What Kosterlitz and Thouless found is that these tiny tornadoes exhibit two extremes of behavior depending on the temperature of their flat world. At low temperatures, they get bound together into pairs of vortices spinning in opposite directions. But at higher temperatures, the pairs separate and wander around independently. At some intermediate temperature, the tops transition from one behavior to the other, and the average distance between vortices captures that change.

"Here, topology appears in a different way than in the other work that the prize honors, on topological phases of matter," says JQI Fellow and CMTC theorist Victor Galistski. "The transition is between two topologically trivial phases, but the transition itself is described by a proliferation of these vortices."

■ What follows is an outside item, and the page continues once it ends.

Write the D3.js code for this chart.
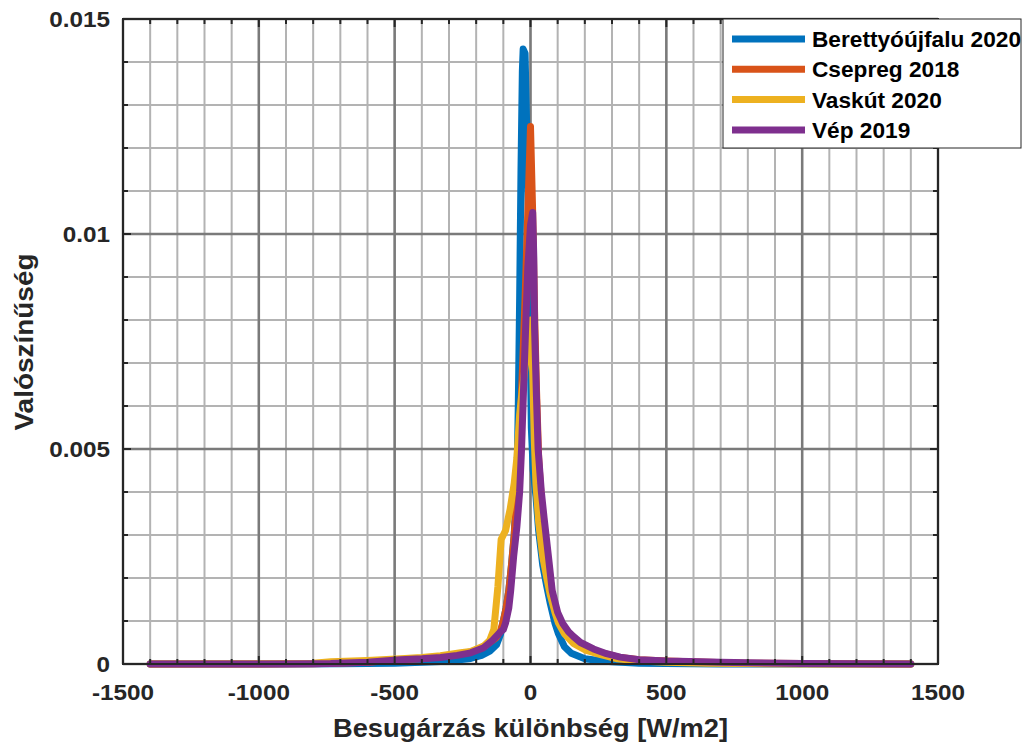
<!DOCTYPE html>
<html><head><meta charset="utf-8">
<script src="https://cdn.jsdelivr.net/npm/d3@7"></script>
<style>body{margin:0;background:#fff}svg{display:block}text{font-family:"Liberation Sans",Arial,sans-serif;font-weight:bold;fill:#262626}</style>
</head><body><svg id="c" width="1026" height="744"></svg>
<script>
// ---- data ----
const seriesNames = ["Berettyóújfalu 2020","Csepreg 2018","Vaskút 2020","Vép 2019"];
const seriesColors = ["#0072BD","#D95319","#EDB120","#7E2F8E"];

const xBeretty = [-1400,-1000,-700,-500,-400,-330,-270,-220,-180,-150,-125,-110,-100,-90,-80,-70,-60,-50,-45,-40,-35,-30,-27,-20,-14,-7,-2,0,3,10,20,30,45,60,73,90,103,125,150,200,250,300,400,500,700,1000,1400];
const yBeretty = [0,0,0.000005,0.00002,0.00004,0.00006,0.00009,0.00013,0.0002,0.0003,0.00045,0.0007,0.001,0.0013,0.0017,0.0023,0.003,0.0042,0.006,0.0085,0.0115,0.0138,0.0143,0.0142,0.0125,0.0101,0.0085,0.007,0.0055,0.0045,0.0039,0.0031,0.0023,0.0018,0.0014,0.00095,0.0007,0.0004,0.00025,0.00012,0.00008,0.00005,0.00002,0.00001,0,0,0];

const xCsepreg = [-1400,-1000,-800,-600,-500,-400,-300,-220,-180,-150,-125,-110,-100,-90,-80,-70,-60,-50,-40,-30,-20,-10,0,8,15,22,30,40,50,66,80,100,120,150,200,250,330,400,500,650,800,1000,1400];
const yCsepreg = [0,0,0.000008,0.00004,0.00009,0.00013,0.0002,0.00028,0.00038,0.0005,0.00062,0.00078,0.001,0.0013,0.0017,0.0023,0.003,0.004,0.0052,0.0068,0.0085,0.0105,0.0125,0.0105,0.0082,0.0064,0.0048,0.0038,0.0031,0.0023,0.0016,0.0011,0.00085,0.0006,0.0004,0.00028,0.00015,0.0001,0.00007,0.00004,0.00002,0.00001,0];

const xVaskut = [-1400,-1000,-800,-735,-600,-478,-400,-331,-257,-220,-172,-150,-135,-120,-108,-100,-92,-75,-60,-50,-40,-30,-20,-10,0,8,14,20,30,45,60,73,90,103,125,158,200,240,320,400,500,650,800,1000,1400];
const yVaskut = [0,0.000005,0.00002,0.00005,0.00008,0.00012,0.00015,0.00019,0.00026,0.00029,0.00042,0.00055,0.0008,0.0018,0.0029,0.003,0.0031,0.0036,0.0042,0.0048,0.0058,0.0064,0.0069,0.0075,0.008,0.0068,0.0052,0.0042,0.0033,0.0025,0.002,0.0016,0.0012,0.00095,0.0007,0.00048,0.00033,0.00025,0.00012,0.00007,0.00004,0.00002,0.00001,0,0];

const xVep = [-1400,-1000,-800,-735,-600,-478,-400,-331,-270,-220,-172,-140,-110,-100,-92,-80,-73,-62,-50,-40,-33,-25,-18,-10,0,8,12,15,22,28,40,50,66,80,100,118,140,158,184,232,280,330,400,500,625,700,800,1000,1400];
const yVep = [0,0,0.000005,0.00001,0.00004,0.0001,0.00012,0.00015,0.0002,0.00026,0.00038,0.00055,0.00075,0.0008,0.00095,0.0013,0.0017,0.0025,0.0032,0.004,0.005,0.0065,0.0078,0.0092,0.0102,0.0105,0.0095,0.0078,0.0062,0.005,0.004,0.0034,0.0025,0.0017,0.0012,0.00095,0.00075,0.00064,0.0005,0.00035,0.00024,0.00016,0.0001,0.00007,0.00005,0.00004,0.00003,0.00001,0];

const xTicks = [-1500,-1000,-500,0,500,1000,1500];
const yTicks = [0,0.005,0.01,0.015];
const yTickLabels = ["0","0.005","0.01","0.015"];
const xTitle = "Besugárzás különbség [W/m2]";
const yTitle = "Valószínűség";

// ---- chart ----
const svg = d3.select("#c");
const L = 123, R = 938, T = 19, B = 664;
const x = d3.scaleLinear().domain([-1500,1500]).range([L,R]);
const y = d3.scaleLinear().domain([0,0.015]).range([B,T]);

const xMinor = d3.range(-1500,1501,100);
const yMinor = d3.range(0,16).map(i=>i*0.001);

const g = svg.append("g");
g.selectAll(".vmin").data(xMinor).join("line")
  .attr("x1",d=>x(d)).attr("x2",d=>x(d)).attr("y1",T).attr("y2",B)
  .attr("stroke","#b3b3b3").attr("stroke-width",2);
g.selectAll(".hmin").data(yMinor).join("line")
  .attr("y1",d=>y(d)).attr("y2",d=>y(d)).attr("x1",L).attr("x2",R)
  .attr("stroke","#b3b3b3").attr("stroke-width",2);
g.selectAll(".vmaj").data(xTicks).join("line")
  .attr("x1",d=>x(d)).attr("x2",d=>x(d)).attr("y1",T).attr("y2",B)
  .attr("stroke","#7a7a7a").attr("stroke-width",2.5);
g.selectAll(".hmaj").data(yTicks).join("line")
  .attr("y1",d=>y(d)).attr("y2",d=>y(d)).attr("x1",L).attr("x2",R)
  .attr("stroke","#7a7a7a").attr("stroke-width",2.5);

// series
const xs = [xBeretty,xCsepreg,xVaskut,xVep];
const ys = [yBeretty,yCsepreg,yVaskut,yVep];
const line = d3.line().x(d=>x(d[0])).y(d=>y(d[1]));
xs.forEach((xa,i)=>{
  const pts = xa.map((v,j)=>[v,ys[i][j]]);
  svg.append("path").datum(pts).attr("d",line)
    .attr("fill","none").attr("stroke",seriesColors[i]).attr("stroke-width",7)
    .attr("stroke-linejoin","round").attr("stroke-linecap","round");
});

// axes box + inward ticks
const ax = svg.append("g");
ax.append("rect").attr("x",L).attr("y",T).attr("width",R-L).attr("height",B-T)
  .attr("fill","none").attr("stroke","#262626").attr("stroke-width",2);
ax.selectAll(".xtb").data(xMinor).join("line")
  .attr("x1",d=>x(d)).attr("x2",d=>x(d)).attr("y1",B).attr("y2",d=>B-(xTicks.includes(d)?8:5))
  .attr("stroke","#262626").attr("stroke-width",2);
ax.selectAll(".xtt").data(xMinor).join("line")
  .attr("x1",d=>x(d)).attr("x2",d=>x(d)).attr("y1",T).attr("y2",d=>T+(xTicks.includes(d)?8:5))
  .attr("stroke","#262626").attr("stroke-width",2);
const isMajY = d => yTicks.some(t=>Math.abs(t-d)<1e-9);
ax.selectAll(".ytl").data(yMinor).join("line")
  .attr("y1",d=>y(d)).attr("y2",d=>y(d)).attr("x1",L).attr("x2",d=>L+(isMajY(d)?8:5))
  .attr("stroke","#262626").attr("stroke-width",2);
ax.selectAll(".ytr").data(yMinor).join("line")
  .attr("y1",d=>y(d)).attr("y2",d=>y(d)).attr("x1",R).attr("x2",d=>R-(isMajY(d)?8:5))
  .attr("stroke","#262626").attr("stroke-width",2);

// tick labels (slightly widened to match reference glyphs)
svg.selectAll(".xl").data(xTicks).join("text")
  .attr("transform",d=>`translate(${x(d)},700) scale(1.13,1)`).attr("text-anchor","middle")
  .attr("font-size",21.5).text(d=>d);
svg.selectAll(".yl").data(yTicks).join("text")
  .attr("transform",d=>`translate(110,${y(d)+7.5}) scale(1.13,1)`).attr("text-anchor","end")
  .attr("font-size",21.5).text((d,i)=>yTickLabels[i]);

// titles
svg.append("text").attr("x",(L+R)/2).attr("y",737).attr("text-anchor","middle")
  .attr("font-size",25).attr("textLength",395).attr("lengthAdjust","spacingAndGlyphs").text(xTitle);
svg.append("text").attr("transform","translate(33,342) rotate(-90)").attr("text-anchor","middle")
  .attr("font-size",25).attr("textLength",177).attr("lengthAdjust","spacingAndGlyphs").text(yTitle);

// legend
const lg = svg.append("g");
lg.append("rect").attr("x",723).attr("y",19).attr("width",298).attr("height",129)
  .attr("fill","#fff").attr("stroke","#262626").attr("stroke-width",1);
seriesNames.forEach((n,i)=>{
  const cy = 39 + i*30.3;
  lg.append("line").attr("x1",732).attr("x2",805).attr("y1",cy).attr("y2",cy)
    .attr("stroke",seriesColors[i]).attr("stroke-width",7);
  lg.append("text").attr("transform",`translate(812,${cy+8}) scale(1.03,1)`)
    .attr("font-size",22).style("fill","#000").text(n);
});
</script></body></html>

The discovery, which is now called the KT transition, applies to almost any two-dimensional material, from thin superconductors to films of superfluid helium. Researchers at JQI have even searched for it in collections of ultra-cold atoms trapped by crisscrossing laser beams.

New phases of matter

Symmetry provides a backdrop for this year's prize, since it has proved a powerful way for physicists to classify matter. For instance, the microscopic structure of diamond looks the same even after shifting your gaze to a new spot in the crystal. Symmetries that leave the microscopic structure unchanged predict many of the physical properties of crystals and serve as a way to group different crystals. Understanding how symmetries can change also allows physicists to understand phase transitions: Steam and liquid water have a rotational symmetry, but frozen ice does not.

Often, symmetries offer protection against disruptions, since changes that do not break the symmetry cannot change any important properties. Physicists have known about symmetry protection for some time. Haldane’s work went beyond that of symmetry and was instrumental in providing an example of topological phases, which offer a similar kind of protection. He examined one-dimensional chains of quantum magnets and uncovered a surprising result.

Quantum magnets possess a property called spin, which can be an integer or half-integer. In analogy to an array of bar magnets with north and south poles aligned along particular directions, each spin can have different orientations. When lined up in a chain, these configurations have different energies, and all possible configurations form an energy spectrum. To change from one quantum spin arrangement to another requires a magnetic field or some other disruption.

Haldane showed that integer spin chains are protected by an unusual gap, or forbidden region, in the energy spectrum. The gap does not appear in the half-integer case, despite the fact that both types of spin chains have the same rotational and translational symmetry. This difference was unanticipated since earlier results on spin-1/2 chains were thought to hold for higher spins, too. The Haldane gap emerges above the lowest energy configuration, which has a topological character related to the collective behavior of the spins.

The Haldane phase has symmetry protected topological order, as do topological insulators. These systems have received significant attention in the research community. Topology itself can offer protection to certain states, as is the case in the fractional quantum hall effect. Physicists are interested in exploring classes of protected states because a useful quantum device must be robust against outside disturbances that may interfere with device operations.

"The prize celebrates the pioneering approach of using topology to predict and explain exotic behaviors in systems that locally may have the same symmetry as another, more trivial system,” Sau says. This line of research has opened the door to a wave of new materials with applications in quantum information science.